Are there any theories as to how an electron is able to communicate its state to another entangled electron over an...

The fact remains that one entangled particle is somehow communicating with the other instantly over distance. We just don't know how and there are no real theories as to how.

No one knows.
If you're looking for suggestions though...
en.wikipedia.org/wiki/De_Broglie–Bohm_theory
en.wikipedia.org/wiki/Transactional_interpretation

Bohm's pilot-wave theory fell into disfavor, relative to the Copenhagen interpretation, because it was explicitly non-local. That was considered "weird". It's been looked at again because Bell's theorem showed the universe _is_ non-local.
The Transactional interpretation side-steps the "information is being transferred faster-than-light" problem by postulating waves which go _backwards_ in time.
Both, SFAIK, match all current experimental evidence. Neither requires abandoning Causality.

Otherwise, as noted, "Shut up and calculate"

That merely evades the question and the analogy isn't even a good one.
Move one end of a board and the other end doesn't move for _at least_ a billionth of a second for each foot of length.

correct me if i'm wrong but as i heard it, all existing electrons are always at the same position in their orbit around the nucleus when observed

That's not true, though.

>are there any theories as to how an electron is able to communicate its state to another entangled electron over an infinite distance of space?
Well, gosh, no one has ever thought to ask that before.

this is Veeky Forums dude, no ones positing mind-blowing new questions

"Everything is proto-conscious."

There is the ER=EPR hypothesis, but I think it best to say we don't know much about spacetime from a quantum mechanical perspective.

The classical notion of distance may be irrelevant to some form of "quantum" spacetime geometry.

And, if I'm not mistaken, the idea behind ER=EPR is to explain spacetime as coming from entanglement (or quantum correlations or information in general), and not the other way around. Of course, at the level of speculation, it doesn't matter much which comes first, but the progress in these areas tend to favour quantum mechanics over spacetime.

There are different levels of the conjecture, I think the most speculative form being wormholes and entangled pairs are essentially equivalent. i.e. Every pair of entangled states are "connected" via wormhole and every wormhole corresponds to a pair of entangled states

>implying they communicate.

If I wright the same letter twice and seal them in envelopes and mail bolt to opposite sides of the earth with instructions to open them at the same time did the two letters communicate there content to each other faster than the speed of light?

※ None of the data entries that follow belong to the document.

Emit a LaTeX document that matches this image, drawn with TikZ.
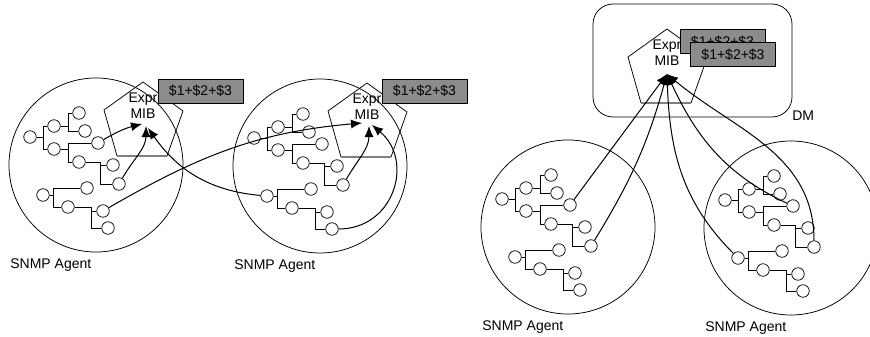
\documentclass[tikz,border=0pt]{standalone}
\usepackage{fontspec}
\setmainfont{Liberation Sans}
\usetikzlibrary{arrows.meta}
\definecolor{boxgray}{gray}{0.55}
\tikzset{
  leaf/.style={circle, draw, fill=white, minimum size=12.5pt, inner sep=0pt},
  gbox/.style={draw, fill=boxgray, minimum width=85pt, minimum height=24pt, inner sep=0pt},
  lab/.style={anchor=base west, inner sep=0pt},
  mibtext/.style={anchor=north, align=center, inner sep=0pt},
  link/.style={->, line width=1pt},
}
\begin{document}
\begin{tikzpicture}[x=1pt, y=1pt, >={Latex[length=11pt,width=9pt]}, font=\fontsize{14}{16}\selectfont, line width=0.75pt]
\useasboundingbox (0,0) rectangle (870,-337);
\clip (0,0) rectangle (870,-337);
% the DM
\draw[rounded corners=20pt] (593,-4) rectangle (792,-117);
\node[lab] (dm) at (792,-120) {DM};
% agents with their trees
\foreach \n/\cx/\cy in {a/96/-165, b/320/-166, c/568/-227, d/791/-228}{
  \begin{scope}[shift={(\cx,\cy)}]
    \draw (0,0) circle[radius=87pt];
    \foreach \m/\u/\v in {r/-66/28, b1/-42/39, b2/-42/16, c1/-17/52, c2/-11/34, d1/2/22, d2/-17/3,
        e1/17/0, e2/23/-19, f/-53/-30, g1/-9/-23, g2/-28/-42, h1/7/-46, h2/12/-63}
      \node[leaf] (\n-\m) at (\u,\v) {};
    \coordinate (\n-jr) at (-53,28);
    \coordinate (\n-jb1) at (-28,39);
    \coordinate (\n-jb2) at (-28,16);
    \coordinate (\n-jd2) at (4,3);
    \coordinate (\n-jf) at (-43,-30);
    \coordinate (\n-jg2) at (-5,-42);
    \draw (\n-r) -- (\n-jr) (\n-b1) -| (\n-jr) (\n-b2) -| (\n-jr)
          (\n-b1) -- (\n-jb1) (\n-c1) -| (\n-jb1) (\n-c2) -| (\n-jb1)
          (\n-b2) -- (\n-jb2) (\n-d1) -| (\n-jb2) (\n-d2) -| (\n-jb2)
          (\n-d2) -- (\n-jd2) (\n-e1) -| (\n-jd2) (\n-e2) -| (\n-jd2)
          (\n-f) -- (\n-jf) (\n-g1) -| (\n-jf) (\n-g2) -| (\n-jf)
          (\n-g2) -- (\n-jg2) (\n-h1) -| (\n-jg2) (\n-h2) -| (\n-jg2);
    \node[lab] (\n-lab) at (-86,-103.5) {SNMP Agent};
  \end{scope}
}
% expression MIBs
\foreach \t/\x/\y in {m1/143/-82, m2/367/-83, m3/667/-29}{
  \draw (\x-26,\y-74) -- (\x-39,\y-28) -- (\x,\y) -- (\x+40,\y-29) -- (\x+24,\y-74);
  \draw[gray, line width=1.1pt] (\x-26,\y-74) -- (\x+24,\y-74);
  \node[mibtext] (\t) at (\x,\y-10) {Expr\\MIB};
}
\node[gbox] (x1) at (200.5,-91) {\$1+\$2+\$3};
\node[gbox] (x2) at (424.5,-91) {\$1+\$2+\$3};
\node[gbox] (x3) at (722.5,-41.5) {\$1+\$2+\$3};
\node[gbox] (x4) at (733,-54.5) {\$1+\$2+\$3};
% arrow tips
\coordinate (t1) at (142,-124);
\coordinate (t2) at (146,-126);
\coordinate (t3) at (148,-128);
\coordinate (t4) at (362,-123);
\coordinate (t5) at (369,-126);
\coordinate (t6) at (372,-125);
\coordinate (t7) at (667,-74);
% polling
\draw[link] (a-d1) to[bend left=8] (t1);
\draw[link] (a-e2) to[out=60, in=-90] (t2);
\draw[link] (b-f) to[out=175, in=-55] (t3);
\draw[link] (a-h1) to[out=30, in=185] (t4);
\draw[link] (b-e2) to[out=60, in=-90] (t5);
\draw[link] (b-h2) to[out=0, in=-40, looseness=1.3] (t6);
\draw[link] (c-d1) -- (t7);
\draw[link] (c-e2) to[bend right=8] (t7);
\draw[link] (d-f) to[out=135, in=-88] (t7);
\draw[link] (d-d1) to[out=155, in=-65] (t7);
\draw[link] (d-e2) to[out=90, in=-40] (t7);
\end{tikzpicture}
\end{document}
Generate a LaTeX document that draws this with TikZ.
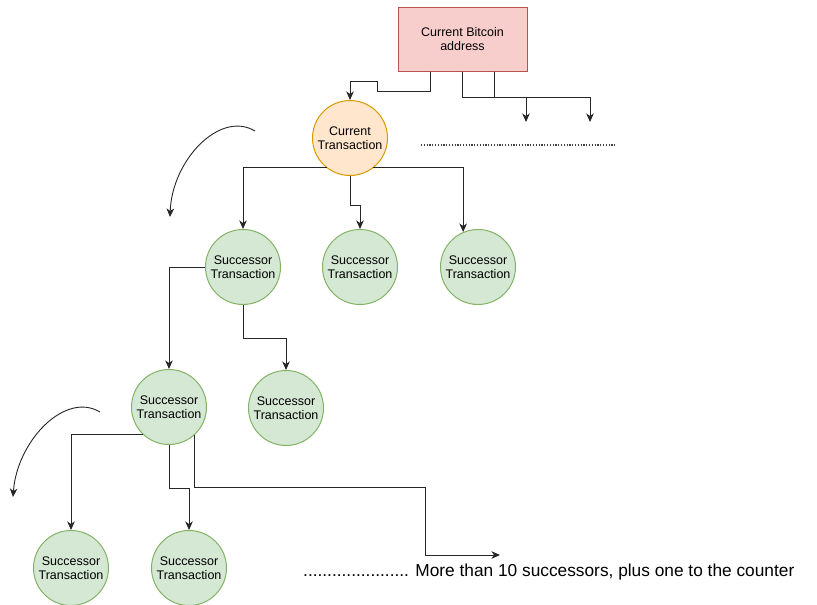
\documentclass[tikz,border=0pt]{standalone}
\usepackage{fontspec}
\setmainfont{Liberation Sans}
\usetikzlibrary{arrows.meta}
\definecolor{addrfill}{HTML}{F8CECC}
\definecolor{addrline}{HTML}{B85450}
\definecolor{curfill}{HTML}{FFE6CC}
\definecolor{curline}{HTML}{D79B00}
\definecolor{sucfill}{HTML}{D5E8D4}
\definecolor{sucline}{HTML}{82B366}
\tikzset{
  nodetext/.style={align=center, font=\fontsize{12.5}{14.5}\selectfont},
  addrbox/.style={nodetext, draw=addrline, fill=addrfill, line width=1pt, minimum width=129pt, minimum height=64pt},
  curtx/.style={nodetext, circle, draw=curline, fill=curfill, line width=1pt, minimum size=75pt, inner sep=0pt},
  suctx/.style={nodetext, circle, draw=sucline, fill=sucfill, line width=1pt, minimum size=75pt, inner sep=0pt},
  link/.style={draw=black!85, line width=1pt},
  arr/.style={link, -{Stealth[length=8.5pt,width=7.5pt,inset=2.5pt]}},
}
\begin{document}
\begin{tikzpicture}[x=1pt,y=-1pt]
\useasboundingbox (0,0) rectangle (817,605);

% nodes
\node[addrbox] (addr) at (462.5,39) {Current Bitcoin\\address};
\node[curtx] (ct) at (350,138) {Current\\Transaction};
\node[suctx] (s1) at (243,267) {Successor\\Transaction};
\node[suctx] (s2) at (360,267) {Successor\\Transaction};
\node[suctx] (s3) at (478,267) {Successor\\Transaction};
\node[suctx] (s4) at (169,407) {Successor\\Transaction};
\node[suctx] (s5) at (286,408) {Successor\\Transaction};
\node[suctx] (s6) at (71,568) {Successor\\Transaction};
\node[suctx] (s7) at (189,568) {Successor\\Transaction};
\node[anchor=west, inner sep=0pt, font=\fontsize{17.3}{19}\selectfont] (more) at (303,572)
  {...................... More than 10 successors, plus one to the counter};

% free ends
\coordinate (o1) at (526,122);
\coordinate (o2) at (590,122);
\coordinate (dotA) at (421,145);
\coordinate (dotB) at (615,145);
\coordinate (m) at (500,555);
\coordinate (c1a) at (255,131);
\coordinate (c1b) at (170,217);
\coordinate (c2a) at (100,412);
\coordinate (c2b) at (13,497);

% address to current transaction
\draw[arr] ([xshift=-32.5pt]addr.south) -- ++(0,20) -- ++(-53,0) -- ++(0,-10) -| (ct.north);
% other transactions of the address
\draw[arr] ([xshift=-0.5pt]addr.south) -- ++(0,26) -| (o2);
\draw[link] ([xshift=31.5pt]addr.south) -- ++(0,26);
\draw[arr] (o1 |- 0,97) -- (o1);
\draw[link, line width=1.2pt, dash pattern=on 1.2pt off 1.6pt, black!75] (dotA) -- (dotB);

% current transaction to successors
\draw[arr] (ct.-128) -| (s1.north);
\draw[arr] (ct.south) -- ++(0,29) -| (s2.north);
\draw[arr] (ct.-52) -| (s3.113);

% successors of the first successor
\draw[arr] (s1.west) -| (s4.north);
\draw[arr] (s1.south) -- ++(0,33) -| (s5.north);

% successors of the second level
\draw[arr] (s4.-133) -| (s6.north);
\draw[arr] (s4.south) -- ++(0,43) -| (s7.north);
\draw[arr] (s4.-47) |- (425,487) -- (425,555) -- (m);

% traversal direction
\draw[arr, line width=0.9pt] (c1a) .. controls (220,110) and (172,160) .. (c1b);
\draw[arr, line width=0.9pt] (c2a) .. controls (65,391) and (17,441) .. (c2b);
\end{tikzpicture}
\end{document}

What if I had a stack of paired letters and I grabbed a set at random without knowing what was inside a particular set until opening it. I mail one with instructions when to open it, we open ours at the same time... is this FTL communication?

>If I wright the same letter twice and seal them in envelopes and mail bolt to opposite sides of the earth with instructions to open them at the same time did the two letters communicate there content to each other faster than the speed of light?

that's different than what's happening though. There have been experiments done that have proven that the properties of a particle aren't decided at time of separation of two entangled particles.

Many worlds interpretation: collapse is just what the observer sees, it's not an absolute effect.

The oscillation moves through the wood at the speed of sound, not instantaneously. If the plank of wood is long enough ,there will be a huge difference between the the initial push and the other end of the plank actually moving.

The quantum state of each particle is not defined until one is observed. They are not written until looked at. Before then, they are a fuzzy state of being both up and down.

Quantum state is described by wave function exactly, it's well defined.

Yes but not instantly, the speed of the information that you pushed the planck at one end and that the other need to move is still limited to the speed of light

The specific state of a quantum particle isn't defined until it is observed. The uncertainty principle, Schrödinger's cat, and superposition principle, assure this. Are you getting hung up on the use of the word "defined"?

Consider yourself corrected.
The "atom as a miniature solar system with electrons orbiting a central nucleus" paradigm was junked nearly a century ago.
Until "observed" electrons don't _have_ positions, merely most probable locations.
They can't even be considered to be "orbiting"
Chemistry texts illustrate this with weird blobby shapes.

magnets

The specific state of a quantum particle is defined and is described by wave function to the last digit precisely, it definitely doesn't exist in state given by measurement, it simply doesn't.